Mammutprojekt Zensus: Amt sucht Leute, die es ganz genau wissen wollen

Sachsen - Deutschland macht Inventur!

Der Zensus ist eine moderne Art der Volkszählung. Alle EU-Mitgliedsstaaten sind verpflichtet, ihn alle zehn Jahre - jeweils am Anfang eines Jahrzehnts - durchzuführen. Wegen Corona kam es zu einer Verschiebung der Durchführung um ein Jahr.
Der Zensus ist eine moderne Art der Volkszählung. Alle EU-Mitgliedsstaaten sind verpflichtet, ihn alle zehn Jahre - jeweils am Anfang eines Jahrzehnts - durchzuführen.
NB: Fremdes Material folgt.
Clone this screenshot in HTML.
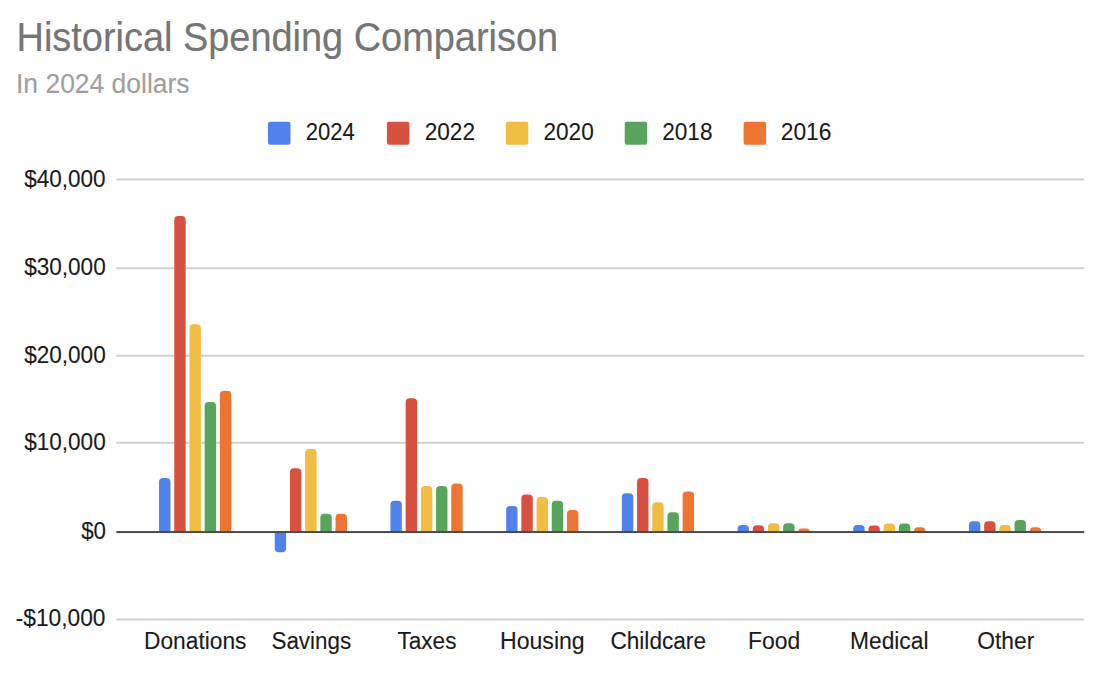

Wegen Corona kam es zu einer Verschiebung der Durchführung um ein Jahr.  © PR/Statistische Ämter des Bundes und der Länder

Nach elf Jahren steht 2022 wieder ein Zensus an. Die moderne Volkszählung ist ein Mammutprojekt.

Über eine Million Menschen, Organisationen und Unternehmen werden allein in Sachsen befragt.

Vorm großen Zählen steht aktuell eine Großfahndung: Die Statistik-Stellen suchen ehrenamtliche Interviewer.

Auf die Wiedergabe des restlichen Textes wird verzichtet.